Figure scripts
━━━━━━━━

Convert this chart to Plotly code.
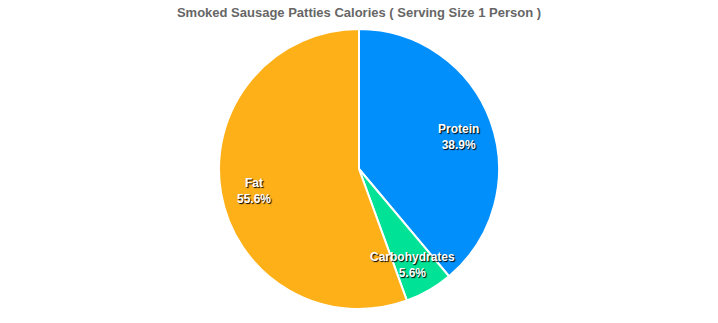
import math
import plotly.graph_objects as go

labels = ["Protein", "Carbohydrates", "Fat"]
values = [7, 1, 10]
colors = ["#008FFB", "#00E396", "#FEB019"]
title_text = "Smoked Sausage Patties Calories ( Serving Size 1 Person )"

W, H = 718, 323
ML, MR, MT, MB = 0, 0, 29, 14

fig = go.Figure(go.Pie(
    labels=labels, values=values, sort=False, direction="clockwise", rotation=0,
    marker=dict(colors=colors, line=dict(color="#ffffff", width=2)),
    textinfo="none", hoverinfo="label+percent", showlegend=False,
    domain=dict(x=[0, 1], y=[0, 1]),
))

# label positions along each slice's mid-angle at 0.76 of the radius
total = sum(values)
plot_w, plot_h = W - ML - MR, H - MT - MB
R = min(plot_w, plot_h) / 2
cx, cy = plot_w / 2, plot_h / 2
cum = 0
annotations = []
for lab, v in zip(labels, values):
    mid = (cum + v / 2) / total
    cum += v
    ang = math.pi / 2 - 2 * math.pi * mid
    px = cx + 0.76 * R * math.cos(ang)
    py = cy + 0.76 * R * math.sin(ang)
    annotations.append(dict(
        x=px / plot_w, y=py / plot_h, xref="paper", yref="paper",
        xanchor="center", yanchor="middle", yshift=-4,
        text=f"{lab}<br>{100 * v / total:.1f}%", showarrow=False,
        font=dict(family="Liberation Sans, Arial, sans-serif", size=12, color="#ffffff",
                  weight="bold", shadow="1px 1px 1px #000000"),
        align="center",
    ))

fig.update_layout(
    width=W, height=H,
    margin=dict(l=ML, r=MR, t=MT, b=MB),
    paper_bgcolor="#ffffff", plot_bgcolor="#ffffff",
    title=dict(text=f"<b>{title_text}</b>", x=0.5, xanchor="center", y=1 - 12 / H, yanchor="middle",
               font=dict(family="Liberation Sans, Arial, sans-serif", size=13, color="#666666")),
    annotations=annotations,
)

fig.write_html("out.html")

━━━━━━━━

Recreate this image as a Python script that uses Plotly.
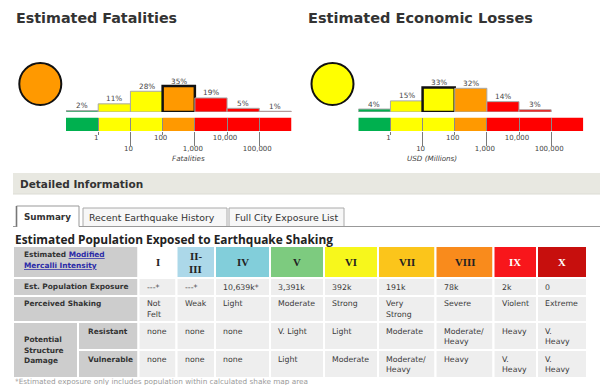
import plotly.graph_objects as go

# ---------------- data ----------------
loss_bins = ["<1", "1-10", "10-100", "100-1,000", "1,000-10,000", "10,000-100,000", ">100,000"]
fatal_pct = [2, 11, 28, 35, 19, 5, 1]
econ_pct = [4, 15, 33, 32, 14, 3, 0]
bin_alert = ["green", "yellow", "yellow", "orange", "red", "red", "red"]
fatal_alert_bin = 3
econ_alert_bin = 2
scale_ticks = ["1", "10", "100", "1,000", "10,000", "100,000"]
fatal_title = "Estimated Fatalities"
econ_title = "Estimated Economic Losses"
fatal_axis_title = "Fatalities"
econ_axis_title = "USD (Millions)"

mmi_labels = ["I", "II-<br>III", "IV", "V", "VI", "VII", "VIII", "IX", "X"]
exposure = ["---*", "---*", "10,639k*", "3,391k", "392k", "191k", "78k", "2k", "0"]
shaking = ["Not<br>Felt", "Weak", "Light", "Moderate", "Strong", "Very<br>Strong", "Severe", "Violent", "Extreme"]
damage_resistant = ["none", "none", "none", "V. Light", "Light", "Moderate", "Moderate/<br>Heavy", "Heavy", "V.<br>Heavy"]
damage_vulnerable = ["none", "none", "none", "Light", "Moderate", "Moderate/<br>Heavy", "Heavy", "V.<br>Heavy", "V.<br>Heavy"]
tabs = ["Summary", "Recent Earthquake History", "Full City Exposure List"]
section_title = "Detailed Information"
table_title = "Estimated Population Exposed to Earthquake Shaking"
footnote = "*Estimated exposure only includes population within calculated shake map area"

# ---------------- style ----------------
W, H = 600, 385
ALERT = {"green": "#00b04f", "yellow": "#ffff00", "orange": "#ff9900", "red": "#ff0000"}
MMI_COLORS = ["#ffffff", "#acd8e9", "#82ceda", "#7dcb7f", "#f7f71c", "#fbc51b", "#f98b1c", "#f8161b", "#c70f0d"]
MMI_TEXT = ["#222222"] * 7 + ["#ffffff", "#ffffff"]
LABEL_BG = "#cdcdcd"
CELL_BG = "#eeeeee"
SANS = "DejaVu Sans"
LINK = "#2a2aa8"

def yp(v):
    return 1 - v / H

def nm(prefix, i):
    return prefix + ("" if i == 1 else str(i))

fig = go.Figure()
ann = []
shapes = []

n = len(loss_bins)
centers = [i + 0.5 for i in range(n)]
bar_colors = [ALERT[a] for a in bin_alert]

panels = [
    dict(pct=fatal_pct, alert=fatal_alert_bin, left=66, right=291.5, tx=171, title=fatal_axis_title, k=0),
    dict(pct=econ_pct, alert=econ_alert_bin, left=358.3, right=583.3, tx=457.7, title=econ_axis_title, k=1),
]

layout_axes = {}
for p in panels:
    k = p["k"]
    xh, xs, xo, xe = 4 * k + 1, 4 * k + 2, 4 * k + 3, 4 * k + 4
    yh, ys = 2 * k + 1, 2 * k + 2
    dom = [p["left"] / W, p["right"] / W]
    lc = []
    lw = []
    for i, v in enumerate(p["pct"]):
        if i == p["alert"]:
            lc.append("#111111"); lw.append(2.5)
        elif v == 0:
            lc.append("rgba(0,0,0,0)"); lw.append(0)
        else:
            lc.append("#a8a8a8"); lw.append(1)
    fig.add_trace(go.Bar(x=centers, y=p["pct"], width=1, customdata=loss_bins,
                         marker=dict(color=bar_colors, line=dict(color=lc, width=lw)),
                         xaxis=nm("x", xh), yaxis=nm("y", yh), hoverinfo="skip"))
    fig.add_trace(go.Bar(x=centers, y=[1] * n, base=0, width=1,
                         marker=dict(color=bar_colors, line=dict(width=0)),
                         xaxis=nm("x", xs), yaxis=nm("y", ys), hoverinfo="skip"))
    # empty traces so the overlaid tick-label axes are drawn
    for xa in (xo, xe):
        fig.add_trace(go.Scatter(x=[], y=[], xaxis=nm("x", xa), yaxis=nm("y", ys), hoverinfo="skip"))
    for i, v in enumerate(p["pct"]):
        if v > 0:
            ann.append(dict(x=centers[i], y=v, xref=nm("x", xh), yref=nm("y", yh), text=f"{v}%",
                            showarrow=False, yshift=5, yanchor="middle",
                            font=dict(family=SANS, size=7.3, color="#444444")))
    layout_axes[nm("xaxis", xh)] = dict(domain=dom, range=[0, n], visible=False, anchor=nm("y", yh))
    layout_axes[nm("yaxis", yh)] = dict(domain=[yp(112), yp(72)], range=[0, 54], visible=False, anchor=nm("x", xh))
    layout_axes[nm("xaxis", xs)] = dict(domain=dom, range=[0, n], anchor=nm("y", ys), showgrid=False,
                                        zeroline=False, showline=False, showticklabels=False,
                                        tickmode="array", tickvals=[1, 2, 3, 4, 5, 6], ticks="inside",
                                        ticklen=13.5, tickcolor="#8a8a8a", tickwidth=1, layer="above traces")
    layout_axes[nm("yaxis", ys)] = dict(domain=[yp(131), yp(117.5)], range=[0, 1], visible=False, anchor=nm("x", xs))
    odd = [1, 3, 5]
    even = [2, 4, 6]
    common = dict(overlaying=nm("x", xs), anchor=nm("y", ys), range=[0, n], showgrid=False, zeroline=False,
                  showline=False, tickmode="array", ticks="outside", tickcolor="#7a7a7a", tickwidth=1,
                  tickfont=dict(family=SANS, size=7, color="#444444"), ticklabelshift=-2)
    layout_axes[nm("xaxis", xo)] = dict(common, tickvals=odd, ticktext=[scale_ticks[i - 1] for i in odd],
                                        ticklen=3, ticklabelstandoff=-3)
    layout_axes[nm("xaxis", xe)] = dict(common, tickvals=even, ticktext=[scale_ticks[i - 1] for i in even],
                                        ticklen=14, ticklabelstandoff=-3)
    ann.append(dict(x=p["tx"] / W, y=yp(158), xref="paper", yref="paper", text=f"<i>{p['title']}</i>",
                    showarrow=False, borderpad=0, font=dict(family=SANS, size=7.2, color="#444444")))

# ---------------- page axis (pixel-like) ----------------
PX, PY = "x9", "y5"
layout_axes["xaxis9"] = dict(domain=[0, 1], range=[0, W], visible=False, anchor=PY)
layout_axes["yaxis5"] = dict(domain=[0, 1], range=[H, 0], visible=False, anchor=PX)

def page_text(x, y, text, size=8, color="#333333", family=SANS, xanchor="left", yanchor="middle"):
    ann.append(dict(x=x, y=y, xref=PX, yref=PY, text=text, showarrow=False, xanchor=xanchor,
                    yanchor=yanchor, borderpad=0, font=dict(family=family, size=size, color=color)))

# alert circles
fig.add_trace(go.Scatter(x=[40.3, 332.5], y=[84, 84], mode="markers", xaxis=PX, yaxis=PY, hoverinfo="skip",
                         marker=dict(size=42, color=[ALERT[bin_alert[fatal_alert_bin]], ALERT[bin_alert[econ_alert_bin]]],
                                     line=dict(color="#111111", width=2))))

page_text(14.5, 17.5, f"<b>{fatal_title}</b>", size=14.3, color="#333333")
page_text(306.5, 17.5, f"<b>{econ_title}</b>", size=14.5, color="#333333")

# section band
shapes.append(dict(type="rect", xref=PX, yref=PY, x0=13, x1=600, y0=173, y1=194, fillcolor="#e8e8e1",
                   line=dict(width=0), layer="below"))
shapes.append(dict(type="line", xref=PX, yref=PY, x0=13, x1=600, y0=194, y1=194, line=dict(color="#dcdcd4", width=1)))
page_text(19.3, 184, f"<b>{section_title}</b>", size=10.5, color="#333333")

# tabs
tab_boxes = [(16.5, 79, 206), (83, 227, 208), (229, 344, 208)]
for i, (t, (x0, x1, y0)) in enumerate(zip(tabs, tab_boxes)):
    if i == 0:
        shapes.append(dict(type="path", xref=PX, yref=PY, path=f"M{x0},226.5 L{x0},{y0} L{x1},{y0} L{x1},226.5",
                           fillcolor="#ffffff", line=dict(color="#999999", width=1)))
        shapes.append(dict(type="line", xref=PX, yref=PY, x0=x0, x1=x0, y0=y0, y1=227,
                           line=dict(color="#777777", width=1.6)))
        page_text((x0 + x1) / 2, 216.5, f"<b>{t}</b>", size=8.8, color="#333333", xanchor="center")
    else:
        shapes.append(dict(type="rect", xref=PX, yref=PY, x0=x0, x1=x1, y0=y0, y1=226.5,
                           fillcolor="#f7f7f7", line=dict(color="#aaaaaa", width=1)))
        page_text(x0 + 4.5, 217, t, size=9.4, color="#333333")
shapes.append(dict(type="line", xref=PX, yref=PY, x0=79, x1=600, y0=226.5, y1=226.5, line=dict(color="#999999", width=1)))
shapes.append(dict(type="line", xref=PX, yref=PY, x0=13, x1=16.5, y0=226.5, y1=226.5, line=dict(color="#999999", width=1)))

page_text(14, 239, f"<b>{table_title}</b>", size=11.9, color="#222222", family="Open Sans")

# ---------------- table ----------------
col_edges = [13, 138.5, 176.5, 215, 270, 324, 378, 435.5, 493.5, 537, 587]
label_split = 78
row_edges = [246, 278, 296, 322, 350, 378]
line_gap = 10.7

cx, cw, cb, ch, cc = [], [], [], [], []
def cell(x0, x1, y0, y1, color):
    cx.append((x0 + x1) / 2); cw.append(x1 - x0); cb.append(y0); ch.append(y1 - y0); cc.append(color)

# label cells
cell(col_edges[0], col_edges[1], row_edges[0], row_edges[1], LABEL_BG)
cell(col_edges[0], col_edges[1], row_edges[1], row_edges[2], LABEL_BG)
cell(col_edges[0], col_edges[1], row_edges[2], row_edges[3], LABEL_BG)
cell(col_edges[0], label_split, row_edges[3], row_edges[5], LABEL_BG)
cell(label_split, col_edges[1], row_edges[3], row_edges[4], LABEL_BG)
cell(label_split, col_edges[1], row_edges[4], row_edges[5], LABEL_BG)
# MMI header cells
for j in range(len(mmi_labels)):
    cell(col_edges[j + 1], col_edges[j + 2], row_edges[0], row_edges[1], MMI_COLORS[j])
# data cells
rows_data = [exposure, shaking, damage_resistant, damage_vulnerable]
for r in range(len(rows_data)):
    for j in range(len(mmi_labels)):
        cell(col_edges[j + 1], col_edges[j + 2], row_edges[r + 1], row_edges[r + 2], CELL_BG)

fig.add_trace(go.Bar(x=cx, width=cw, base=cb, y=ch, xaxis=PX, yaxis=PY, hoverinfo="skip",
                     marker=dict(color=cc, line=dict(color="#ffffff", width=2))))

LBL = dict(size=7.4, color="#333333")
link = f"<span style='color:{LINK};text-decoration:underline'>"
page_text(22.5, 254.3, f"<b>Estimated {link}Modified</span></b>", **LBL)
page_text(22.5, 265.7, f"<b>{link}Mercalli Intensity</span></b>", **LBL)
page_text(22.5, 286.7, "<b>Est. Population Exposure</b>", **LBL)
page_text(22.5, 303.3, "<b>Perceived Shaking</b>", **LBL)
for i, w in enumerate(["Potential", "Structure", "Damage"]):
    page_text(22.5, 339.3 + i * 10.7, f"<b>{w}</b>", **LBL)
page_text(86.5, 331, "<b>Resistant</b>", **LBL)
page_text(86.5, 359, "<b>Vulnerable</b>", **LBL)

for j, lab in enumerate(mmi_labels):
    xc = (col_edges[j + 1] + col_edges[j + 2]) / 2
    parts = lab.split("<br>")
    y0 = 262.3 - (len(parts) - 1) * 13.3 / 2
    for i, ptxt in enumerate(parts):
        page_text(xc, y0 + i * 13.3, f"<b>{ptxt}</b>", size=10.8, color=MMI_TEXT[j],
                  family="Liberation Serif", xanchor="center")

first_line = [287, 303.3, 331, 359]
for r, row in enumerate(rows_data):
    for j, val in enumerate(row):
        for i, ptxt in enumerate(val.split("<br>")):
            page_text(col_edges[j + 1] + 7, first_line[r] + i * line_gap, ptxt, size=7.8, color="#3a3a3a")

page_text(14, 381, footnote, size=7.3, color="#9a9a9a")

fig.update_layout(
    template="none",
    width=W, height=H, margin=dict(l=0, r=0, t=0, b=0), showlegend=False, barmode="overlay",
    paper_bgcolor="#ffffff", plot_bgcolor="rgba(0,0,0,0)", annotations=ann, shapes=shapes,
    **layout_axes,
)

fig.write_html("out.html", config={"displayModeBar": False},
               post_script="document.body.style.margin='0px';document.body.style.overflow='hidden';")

━━━━━━━━

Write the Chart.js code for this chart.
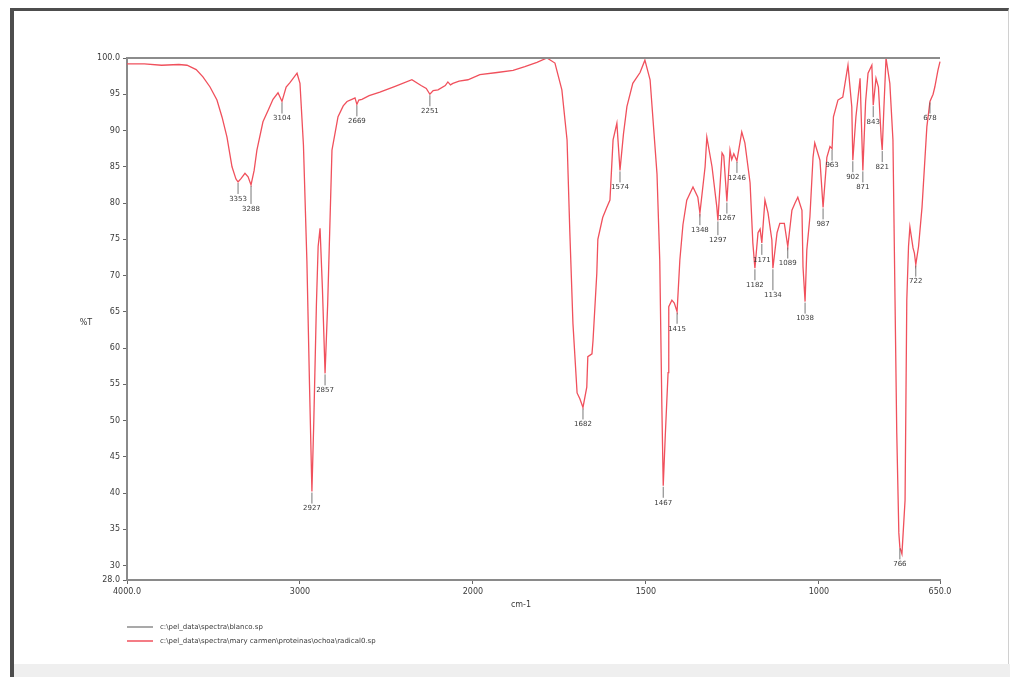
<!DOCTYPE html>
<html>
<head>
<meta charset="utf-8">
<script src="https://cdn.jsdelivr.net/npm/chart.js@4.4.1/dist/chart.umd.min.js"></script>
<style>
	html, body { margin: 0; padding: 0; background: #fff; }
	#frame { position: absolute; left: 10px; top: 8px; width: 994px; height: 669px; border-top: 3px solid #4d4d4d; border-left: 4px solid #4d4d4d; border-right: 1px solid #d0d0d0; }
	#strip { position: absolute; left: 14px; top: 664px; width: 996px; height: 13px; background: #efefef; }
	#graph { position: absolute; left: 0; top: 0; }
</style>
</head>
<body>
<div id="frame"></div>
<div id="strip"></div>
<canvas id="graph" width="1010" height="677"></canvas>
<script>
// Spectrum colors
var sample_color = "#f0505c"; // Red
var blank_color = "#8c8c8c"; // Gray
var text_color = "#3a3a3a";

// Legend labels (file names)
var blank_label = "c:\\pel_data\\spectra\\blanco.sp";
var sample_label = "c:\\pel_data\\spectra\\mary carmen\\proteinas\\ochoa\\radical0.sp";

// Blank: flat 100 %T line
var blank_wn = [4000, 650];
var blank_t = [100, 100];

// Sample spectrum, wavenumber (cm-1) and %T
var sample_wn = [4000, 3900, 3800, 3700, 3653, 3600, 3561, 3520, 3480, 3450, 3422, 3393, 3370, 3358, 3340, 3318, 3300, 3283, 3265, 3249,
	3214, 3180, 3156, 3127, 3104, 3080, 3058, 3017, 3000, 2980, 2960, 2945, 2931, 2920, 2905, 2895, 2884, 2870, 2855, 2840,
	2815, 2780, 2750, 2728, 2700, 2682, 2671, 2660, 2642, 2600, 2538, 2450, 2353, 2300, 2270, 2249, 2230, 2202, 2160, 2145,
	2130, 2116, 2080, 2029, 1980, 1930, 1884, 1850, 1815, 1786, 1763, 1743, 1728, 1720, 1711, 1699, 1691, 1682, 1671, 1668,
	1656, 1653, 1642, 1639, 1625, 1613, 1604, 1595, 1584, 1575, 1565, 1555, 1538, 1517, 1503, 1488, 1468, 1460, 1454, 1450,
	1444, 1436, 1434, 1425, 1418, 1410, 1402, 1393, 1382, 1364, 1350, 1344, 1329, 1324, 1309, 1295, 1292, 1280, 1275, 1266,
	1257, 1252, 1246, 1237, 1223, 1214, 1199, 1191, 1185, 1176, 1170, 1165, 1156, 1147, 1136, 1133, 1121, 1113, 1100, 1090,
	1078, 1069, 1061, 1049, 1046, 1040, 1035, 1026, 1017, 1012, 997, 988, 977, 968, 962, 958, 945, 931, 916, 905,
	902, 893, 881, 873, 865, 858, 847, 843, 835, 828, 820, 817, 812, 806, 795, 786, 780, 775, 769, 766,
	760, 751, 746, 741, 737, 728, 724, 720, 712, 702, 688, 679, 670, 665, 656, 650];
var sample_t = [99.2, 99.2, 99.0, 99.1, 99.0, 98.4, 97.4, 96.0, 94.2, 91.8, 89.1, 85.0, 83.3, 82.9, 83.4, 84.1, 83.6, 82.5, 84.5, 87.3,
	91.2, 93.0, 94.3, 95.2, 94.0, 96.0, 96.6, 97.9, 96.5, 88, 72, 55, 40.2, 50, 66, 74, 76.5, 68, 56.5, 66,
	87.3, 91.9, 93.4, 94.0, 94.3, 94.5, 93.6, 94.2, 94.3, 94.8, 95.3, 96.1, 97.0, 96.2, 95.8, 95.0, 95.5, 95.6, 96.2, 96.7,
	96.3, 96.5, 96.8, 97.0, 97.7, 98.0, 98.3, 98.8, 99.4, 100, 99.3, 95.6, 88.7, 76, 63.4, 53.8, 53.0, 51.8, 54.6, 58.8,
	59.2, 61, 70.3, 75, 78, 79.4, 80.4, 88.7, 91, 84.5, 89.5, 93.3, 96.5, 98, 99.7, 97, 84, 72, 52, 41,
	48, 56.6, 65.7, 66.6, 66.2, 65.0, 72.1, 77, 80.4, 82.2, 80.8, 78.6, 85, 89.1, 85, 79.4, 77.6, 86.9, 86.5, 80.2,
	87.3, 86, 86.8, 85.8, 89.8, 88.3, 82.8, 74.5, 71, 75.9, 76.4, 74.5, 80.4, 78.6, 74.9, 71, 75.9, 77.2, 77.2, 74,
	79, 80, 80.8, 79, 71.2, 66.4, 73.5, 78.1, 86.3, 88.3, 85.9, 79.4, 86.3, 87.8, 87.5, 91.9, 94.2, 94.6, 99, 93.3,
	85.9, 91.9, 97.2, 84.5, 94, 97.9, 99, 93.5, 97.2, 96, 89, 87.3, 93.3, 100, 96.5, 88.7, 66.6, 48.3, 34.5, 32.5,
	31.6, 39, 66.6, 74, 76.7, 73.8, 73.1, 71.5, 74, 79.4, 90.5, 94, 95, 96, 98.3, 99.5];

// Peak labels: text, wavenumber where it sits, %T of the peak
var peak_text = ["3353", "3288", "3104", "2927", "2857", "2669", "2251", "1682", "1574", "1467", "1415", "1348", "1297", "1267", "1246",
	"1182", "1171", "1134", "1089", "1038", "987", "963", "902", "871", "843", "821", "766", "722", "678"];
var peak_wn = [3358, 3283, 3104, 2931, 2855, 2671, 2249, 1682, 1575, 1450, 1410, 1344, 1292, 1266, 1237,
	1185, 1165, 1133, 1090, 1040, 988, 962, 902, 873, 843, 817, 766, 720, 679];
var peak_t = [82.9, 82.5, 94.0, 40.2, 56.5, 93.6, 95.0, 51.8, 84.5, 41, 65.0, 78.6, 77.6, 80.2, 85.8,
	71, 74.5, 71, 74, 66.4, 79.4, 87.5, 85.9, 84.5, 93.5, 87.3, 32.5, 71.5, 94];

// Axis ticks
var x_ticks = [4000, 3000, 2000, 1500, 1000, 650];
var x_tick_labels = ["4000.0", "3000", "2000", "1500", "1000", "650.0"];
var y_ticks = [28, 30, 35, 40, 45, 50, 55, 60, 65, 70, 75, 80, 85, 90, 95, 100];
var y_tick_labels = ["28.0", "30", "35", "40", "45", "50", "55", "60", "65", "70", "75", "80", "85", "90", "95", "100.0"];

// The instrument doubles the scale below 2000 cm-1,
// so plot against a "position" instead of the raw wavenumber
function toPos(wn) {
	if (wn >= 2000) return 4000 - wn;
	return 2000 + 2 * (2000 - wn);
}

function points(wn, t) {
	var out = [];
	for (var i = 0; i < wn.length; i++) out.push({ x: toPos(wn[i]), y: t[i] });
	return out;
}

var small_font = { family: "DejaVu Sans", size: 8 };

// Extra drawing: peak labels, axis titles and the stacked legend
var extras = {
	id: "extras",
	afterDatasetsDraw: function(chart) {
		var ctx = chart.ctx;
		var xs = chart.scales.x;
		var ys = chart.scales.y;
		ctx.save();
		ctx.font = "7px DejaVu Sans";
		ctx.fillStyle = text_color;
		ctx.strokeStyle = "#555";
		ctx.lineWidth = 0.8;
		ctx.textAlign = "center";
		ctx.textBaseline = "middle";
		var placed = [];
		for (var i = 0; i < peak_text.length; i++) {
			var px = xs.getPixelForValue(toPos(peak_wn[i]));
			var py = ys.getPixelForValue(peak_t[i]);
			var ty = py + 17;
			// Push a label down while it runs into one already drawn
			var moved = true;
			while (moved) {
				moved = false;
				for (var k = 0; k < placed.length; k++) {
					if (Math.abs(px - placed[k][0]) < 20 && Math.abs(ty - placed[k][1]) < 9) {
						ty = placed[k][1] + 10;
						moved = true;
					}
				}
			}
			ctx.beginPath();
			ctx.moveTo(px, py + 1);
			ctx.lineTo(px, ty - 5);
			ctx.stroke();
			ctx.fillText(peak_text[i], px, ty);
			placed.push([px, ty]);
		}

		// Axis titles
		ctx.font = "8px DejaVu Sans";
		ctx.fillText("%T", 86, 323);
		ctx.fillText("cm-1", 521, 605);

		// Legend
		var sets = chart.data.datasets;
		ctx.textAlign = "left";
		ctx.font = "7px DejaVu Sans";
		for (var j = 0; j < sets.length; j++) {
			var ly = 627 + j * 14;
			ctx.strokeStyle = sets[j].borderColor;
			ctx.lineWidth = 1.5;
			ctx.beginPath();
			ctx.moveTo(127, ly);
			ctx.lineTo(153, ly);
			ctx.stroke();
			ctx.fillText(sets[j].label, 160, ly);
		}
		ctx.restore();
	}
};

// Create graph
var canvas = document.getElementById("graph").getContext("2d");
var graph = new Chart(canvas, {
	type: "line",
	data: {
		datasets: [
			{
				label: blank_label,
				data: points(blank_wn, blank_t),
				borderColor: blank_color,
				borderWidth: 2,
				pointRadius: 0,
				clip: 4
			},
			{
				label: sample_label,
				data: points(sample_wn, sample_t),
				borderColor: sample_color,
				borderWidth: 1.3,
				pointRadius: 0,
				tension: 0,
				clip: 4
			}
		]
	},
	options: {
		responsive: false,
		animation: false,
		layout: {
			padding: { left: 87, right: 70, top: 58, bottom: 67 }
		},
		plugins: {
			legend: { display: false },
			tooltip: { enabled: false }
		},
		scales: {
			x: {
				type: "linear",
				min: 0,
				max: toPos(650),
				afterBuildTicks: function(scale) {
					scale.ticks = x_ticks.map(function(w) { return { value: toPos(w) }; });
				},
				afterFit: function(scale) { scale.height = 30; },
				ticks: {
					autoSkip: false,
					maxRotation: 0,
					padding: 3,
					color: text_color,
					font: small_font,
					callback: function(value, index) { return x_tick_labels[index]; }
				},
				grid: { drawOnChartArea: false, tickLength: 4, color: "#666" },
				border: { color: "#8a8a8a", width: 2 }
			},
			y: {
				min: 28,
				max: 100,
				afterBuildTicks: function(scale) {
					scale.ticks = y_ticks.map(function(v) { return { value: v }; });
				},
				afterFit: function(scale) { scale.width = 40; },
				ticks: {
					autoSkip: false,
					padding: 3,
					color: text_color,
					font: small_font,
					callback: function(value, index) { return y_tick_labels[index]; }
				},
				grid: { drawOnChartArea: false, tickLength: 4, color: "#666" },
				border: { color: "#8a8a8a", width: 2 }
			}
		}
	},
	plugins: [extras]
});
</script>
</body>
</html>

━━━━━━━━

Problem requirements —
Output word for word the lines running from the one containing "Write the Chart.js code for this chart." to the one containing "var blank_t = [100, 100];", both included, leaving out the pictures.

Response —
Write the Chart.js code for this chart.
<!DOCTYPE html>
<html>
<head>
<meta charset="utf-8">
<script src="https://cdn.jsdelivr.net/npm/chart.js@4.4.1/dist/chart.umd.min.js"></script>
<style>
	html, body { margin: 0; padding: 0; background: #fff; }
	#frame { position: absolute; left: 10px; top: 8px; width: 994px; height: 669px; border-top: 3px solid #4d4d4d; border-left: 4px solid #4d4d4d; border-right: 1px solid #d0d0d0; }
	#strip { position: absolute; left: 14px; top: 664px; width: 996px; height: 13px; background: #efefef; }
	#graph { position: absolute; left: 0; top: 0; }
</style>
</head>
<body>
<div id="frame"></div>
<div id="strip"></div>
<canvas id="graph" width="1010" height="677"></canvas>
<script>
// Spectrum colors
var sample_color = "#f0505c"; // Red
var blank_color = "#8c8c8c"; // Gray
var text_color = "#3a3a3a";

// Legend labels (file names)
var blank_label = "c:\\pel_data\\spectra\\blanco.sp";
var sample_label = "c:\\pel_data\\spectra\\mary carmen\\proteinas\\ochoa\\radical0.sp";

// Blank: flat 100 %T line
var blank_wn = [4000, 650];
var blank_t = [100, 100];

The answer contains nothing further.